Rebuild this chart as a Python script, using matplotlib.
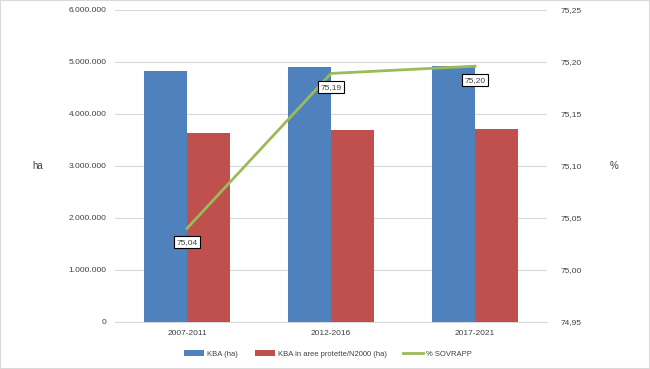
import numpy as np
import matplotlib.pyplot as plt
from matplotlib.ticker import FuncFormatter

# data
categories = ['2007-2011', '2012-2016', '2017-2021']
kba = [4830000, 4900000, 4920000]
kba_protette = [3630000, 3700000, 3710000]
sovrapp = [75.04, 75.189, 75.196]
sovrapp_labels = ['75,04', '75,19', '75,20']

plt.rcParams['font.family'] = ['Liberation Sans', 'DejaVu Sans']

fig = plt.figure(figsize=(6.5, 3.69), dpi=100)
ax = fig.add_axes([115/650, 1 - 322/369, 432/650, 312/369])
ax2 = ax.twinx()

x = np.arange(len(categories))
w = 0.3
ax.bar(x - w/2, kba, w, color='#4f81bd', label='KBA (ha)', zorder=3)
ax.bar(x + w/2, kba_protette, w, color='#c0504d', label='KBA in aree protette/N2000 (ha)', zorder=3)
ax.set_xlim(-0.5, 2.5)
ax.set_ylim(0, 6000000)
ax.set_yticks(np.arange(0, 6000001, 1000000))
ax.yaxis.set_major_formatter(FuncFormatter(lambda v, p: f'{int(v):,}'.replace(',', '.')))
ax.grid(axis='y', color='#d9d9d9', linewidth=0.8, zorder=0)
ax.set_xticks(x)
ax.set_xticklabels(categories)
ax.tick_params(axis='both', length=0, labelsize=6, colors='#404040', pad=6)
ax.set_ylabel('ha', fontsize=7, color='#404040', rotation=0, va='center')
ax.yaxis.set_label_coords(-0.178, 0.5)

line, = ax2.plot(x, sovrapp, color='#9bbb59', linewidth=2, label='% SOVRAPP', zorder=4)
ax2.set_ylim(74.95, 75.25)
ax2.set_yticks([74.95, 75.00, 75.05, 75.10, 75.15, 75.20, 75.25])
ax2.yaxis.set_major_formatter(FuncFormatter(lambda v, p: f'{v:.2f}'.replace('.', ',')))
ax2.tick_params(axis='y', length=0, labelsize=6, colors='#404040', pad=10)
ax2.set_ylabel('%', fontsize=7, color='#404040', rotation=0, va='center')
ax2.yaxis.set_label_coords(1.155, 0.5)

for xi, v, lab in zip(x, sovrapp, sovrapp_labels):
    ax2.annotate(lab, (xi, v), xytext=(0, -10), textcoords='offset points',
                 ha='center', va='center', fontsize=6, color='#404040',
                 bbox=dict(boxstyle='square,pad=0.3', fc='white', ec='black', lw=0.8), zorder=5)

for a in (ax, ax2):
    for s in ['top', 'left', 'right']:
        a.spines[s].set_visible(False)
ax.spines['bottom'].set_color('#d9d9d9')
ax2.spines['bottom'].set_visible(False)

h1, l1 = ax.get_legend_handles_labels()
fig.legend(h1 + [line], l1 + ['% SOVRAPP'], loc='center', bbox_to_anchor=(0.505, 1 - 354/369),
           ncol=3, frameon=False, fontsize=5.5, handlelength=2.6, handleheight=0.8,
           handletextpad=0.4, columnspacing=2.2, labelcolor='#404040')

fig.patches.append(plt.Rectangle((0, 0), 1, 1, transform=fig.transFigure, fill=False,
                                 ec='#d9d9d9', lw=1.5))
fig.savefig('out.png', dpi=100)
==
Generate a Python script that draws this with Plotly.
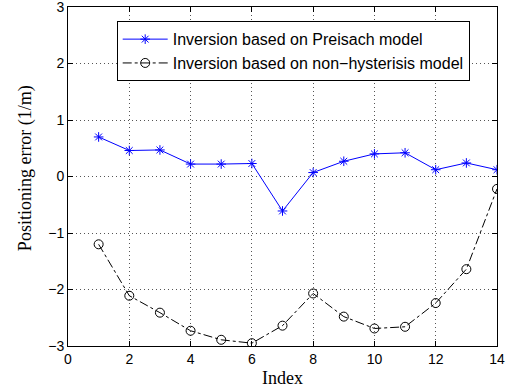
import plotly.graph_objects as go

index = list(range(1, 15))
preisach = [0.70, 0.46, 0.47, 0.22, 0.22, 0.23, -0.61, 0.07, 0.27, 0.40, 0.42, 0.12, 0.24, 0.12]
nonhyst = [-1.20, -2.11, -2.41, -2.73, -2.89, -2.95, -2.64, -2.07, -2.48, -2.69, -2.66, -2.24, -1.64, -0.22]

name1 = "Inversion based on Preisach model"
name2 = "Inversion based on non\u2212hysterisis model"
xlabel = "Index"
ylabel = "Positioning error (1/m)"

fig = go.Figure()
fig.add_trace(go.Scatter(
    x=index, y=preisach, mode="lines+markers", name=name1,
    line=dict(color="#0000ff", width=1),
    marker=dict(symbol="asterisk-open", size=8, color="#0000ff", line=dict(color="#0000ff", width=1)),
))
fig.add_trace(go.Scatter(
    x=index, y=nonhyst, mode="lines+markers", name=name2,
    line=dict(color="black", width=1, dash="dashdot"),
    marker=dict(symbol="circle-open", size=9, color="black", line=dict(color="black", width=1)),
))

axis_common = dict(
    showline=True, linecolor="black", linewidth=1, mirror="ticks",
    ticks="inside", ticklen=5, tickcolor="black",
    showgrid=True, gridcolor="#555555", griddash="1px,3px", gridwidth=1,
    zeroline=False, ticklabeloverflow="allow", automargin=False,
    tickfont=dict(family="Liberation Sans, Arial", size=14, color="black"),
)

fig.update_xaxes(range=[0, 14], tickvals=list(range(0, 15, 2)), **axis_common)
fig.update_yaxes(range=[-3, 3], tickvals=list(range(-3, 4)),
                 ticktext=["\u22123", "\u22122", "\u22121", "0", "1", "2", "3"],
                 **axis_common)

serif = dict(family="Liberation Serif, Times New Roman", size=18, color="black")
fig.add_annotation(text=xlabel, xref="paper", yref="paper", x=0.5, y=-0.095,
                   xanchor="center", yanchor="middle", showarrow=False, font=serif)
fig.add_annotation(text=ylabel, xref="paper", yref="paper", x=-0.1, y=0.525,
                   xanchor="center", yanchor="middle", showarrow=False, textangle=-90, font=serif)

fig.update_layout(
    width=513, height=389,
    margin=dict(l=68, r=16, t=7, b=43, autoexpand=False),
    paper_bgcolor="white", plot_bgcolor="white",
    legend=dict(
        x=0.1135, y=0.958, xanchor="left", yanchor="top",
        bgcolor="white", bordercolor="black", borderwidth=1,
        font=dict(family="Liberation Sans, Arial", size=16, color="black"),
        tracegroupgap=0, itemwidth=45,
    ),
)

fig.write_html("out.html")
--
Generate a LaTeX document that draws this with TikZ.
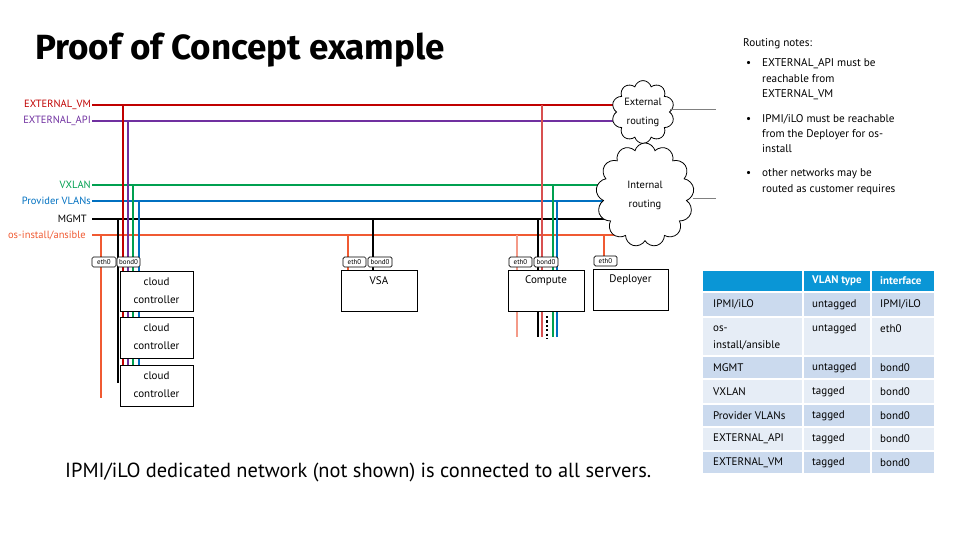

GIVEN REQUEST
Using the data above, print only the lines starting at the one with "Rebuild this chart" and ending at the one with "ax.yaxis.set_label_coords(-0.178, 0.5)", exactly as they stand, minus the pictures.

TASK ANSWER
Rebuild this chart as a Python script, using matplotlib.
import numpy as np
import matplotlib.pyplot as plt
from matplotlib.ticker import FuncFormatter

# data
categories = ['2007-2011', '2012-2016', '2017-2021']
kba = [4830000, 4900000, 4920000]
kba_protette = [3630000, 3700000, 3710000]
sovrapp = [75.04, 75.189, 75.196]
sovrapp_labels = ['75,04', '75,19', '75,20']

plt.rcParams['font.family'] = ['Liberation Sans', 'DejaVu Sans']

fig = plt.figure(figsize=(6.5, 3.69), dpi=100)
ax = fig.add_axes([115/650, 1 - 322/369, 432/650, 312/369])
ax2 = ax.twinx()

x = np.arange(len(categories))
w = 0.3
ax.bar(x - w/2, kba, w, color='#4f81bd', label='KBA (ha)', zorder=3)
ax.bar(x + w/2, kba_protette, w, color='#c0504d', label='KBA in aree protette/N2000 (ha)', zorder=3)
ax.set_xlim(-0.5, 2.5)
ax.set_ylim(0, 6000000)
ax.set_yticks(np.arange(0, 6000001, 1000000))
ax.yaxis.set_major_formatter(FuncFormatter(lambda v, p: f'{int(v):,}'.replace(',', '.')))
ax.grid(axis='y', color='#d9d9d9', linewidth=0.8, zorder=0)
ax.set_xticks(x)
ax.set_xticklabels(categories)
ax.tick_params(axis='both', length=0, labelsize=6, colors='#404040', pad=6)
ax.set_ylabel('ha', fontsize=7, color='#404040', rotation=0, va='center')
ax.yaxis.set_label_coords(-0.178, 0.5)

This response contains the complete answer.